**TASK INPUTS**
══════════════════════════════
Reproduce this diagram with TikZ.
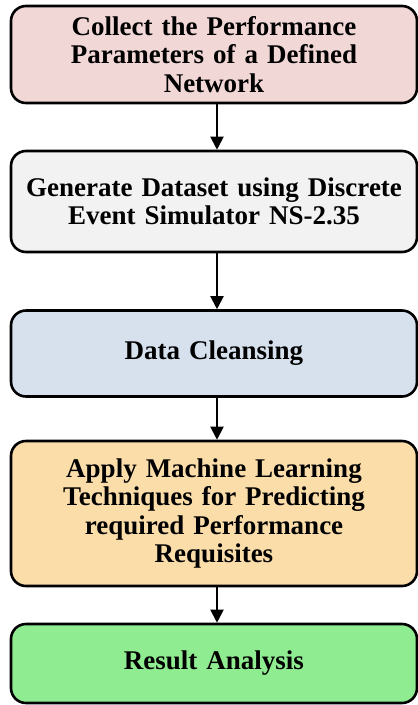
\documentclass[tikz,border=0pt]{standalone}
\usepackage{fontspec}
\setmainfont{Liberation Serif}
\usetikzlibrary{arrows.meta}
\definecolor{boxpink}{RGB}{242,215,215}
\definecolor{boxgray}{RGB}{242,242,242}
\definecolor{boxblue}{RGB}{215,225,238}
\definecolor{boxorange}{RGB}{251,221,170}
\definecolor{boxgreen}{RGB}{144,236,144}
\begin{document}
\begin{tikzpicture}[x=1pt,y=1pt,
  stage/.style={draw=black, line width=2.6pt, rounded corners=15pt,
    minimum width=406pt, text width=400pt, align=center, inner sep=0pt,
    font=\fontsize{27}{28.5}\selectfont\bfseries},
  flow/.style={line width=2pt, -{Triangle[length=13pt,width=13pt]}}]
\useasboundingbox (0,0) rectangle (418,-705);
\node[stage, fill=boxpink,   minimum height=97pt]  (collect)  at (214,-54.5)
  {Collect the Performance\\Parameters of a Defined\\Network};
\node[stage, fill=boxgray,   minimum height=101pt] (generate) at (214,-201.5)
  {Generate Dataset using Discrete\\Event Simulator NS-2.35};
\node[stage, fill=boxblue,   minimum height=86pt]  (cleanse)  at (214,-353.5)
  {Data Cleansing};
\node[stage, fill=boxorange, minimum height=145pt] (apply)    at (214,-513.5)
  {Apply Machine Learning\\Techniques for Predicting\\required Performance\\Requisites};
\node[stage, fill=boxgreen,  minimum height=79pt]  (result)   at (214,-663.5)
  {Result Analysis};
\draw[flow] ([xshift=3pt]collect.south)  -- ([xshift=3pt]generate.north);
\draw[flow] ([xshift=3pt]generate.south) -- ([xshift=3pt]cleanse.north);
\draw[flow] ([xshift=3pt]cleanse.south)  -- ([xshift=3pt]apply.north);
\draw[flow] ([xshift=3pt]apply.south)    -- ([xshift=3pt]result.north);
\end{tikzpicture}
\end{document}
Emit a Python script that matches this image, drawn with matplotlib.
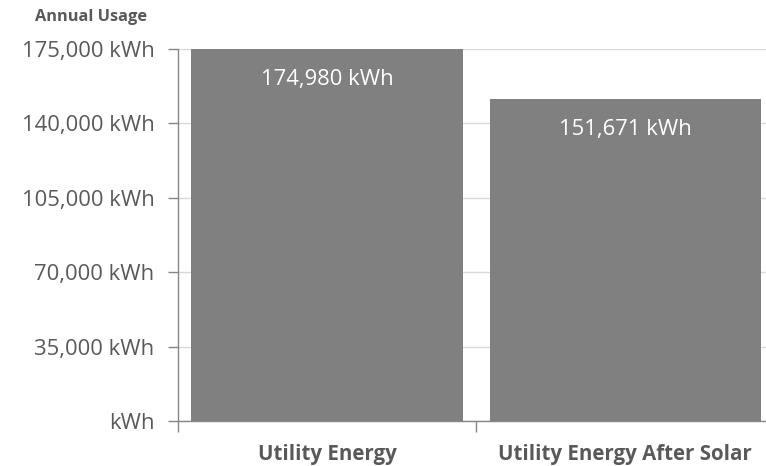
══════════════════════════════
**WHAT TO WORK ON**
All of the entries need to be transcribed word for word; pictures are left out.

**RESULT**
Reproduce this diagram with TikZ.
\documentclass[tikz,border=0pt]{standalone}
\usepackage{fontspec}
\setmainfont{Liberation Serif}
\usetikzlibrary{arrows.meta}
\definecolor{boxpink}{RGB}{242,215,215}
\definecolor{boxgray}{RGB}{242,242,242}
\definecolor{boxblue}{RGB}{215,225,238}
\definecolor{boxorange}{RGB}{251,221,170}
\definecolor{boxgreen}{RGB}{144,236,144}
\begin{document}
\begin{tikzpicture}[x=1pt,y=1pt,
  stage/.style={draw=black, line width=2.6pt, rounded corners=15pt,
    minimum width=406pt, text width=400pt, align=center, inner sep=0pt,
    font=\fontsize{27}{28.5}\selectfont\bfseries},
  flow/.style={line width=2pt, -{Triangle[length=13pt,width=13pt]}}]
\useasboundingbox (0,0) rectangle (418,-705);
\node[stage, fill=boxpink,   minimum height=97pt]  (collect)  at (214,-54.5)
  {Collect the Performance\\Parameters of a Defined\\Network};
\node[stage, fill=boxgray,   minimum height=101pt] (generate) at (214,-201.5)
  {Generate Dataset using Discrete\\Event Simulator NS-2.35};
\node[stage, fill=boxblue,   minimum height=86pt]  (cleanse)  at (214,-353.5)
  {Data Cleansing};
\node[stage, fill=boxorange, minimum height=145pt] (apply)    at (214,-513.5)
  {Apply Machine Learning\\Techniques for Predicting\\required Performance\\Requisites};
\node[stage, fill=boxgreen,  minimum height=79pt]  (result)   at (214,-663.5)
  {Result Analysis};
\draw[flow] ([xshift=3pt]collect.south)  -- ([xshift=3pt]generate.north);
\draw[flow] ([xshift=3pt]generate.south) -- ([xshift=3pt]cleanse.north);
\draw[flow] ([xshift=3pt]cleanse.south)  -- ([xshift=3pt]apply.north);
\draw[flow] ([xshift=3pt]apply.south)    -- ([xshift=3pt]result.north);
\end{tikzpicture}
\end{document}
Emit a Python script that matches this image, drawn with matplotlib.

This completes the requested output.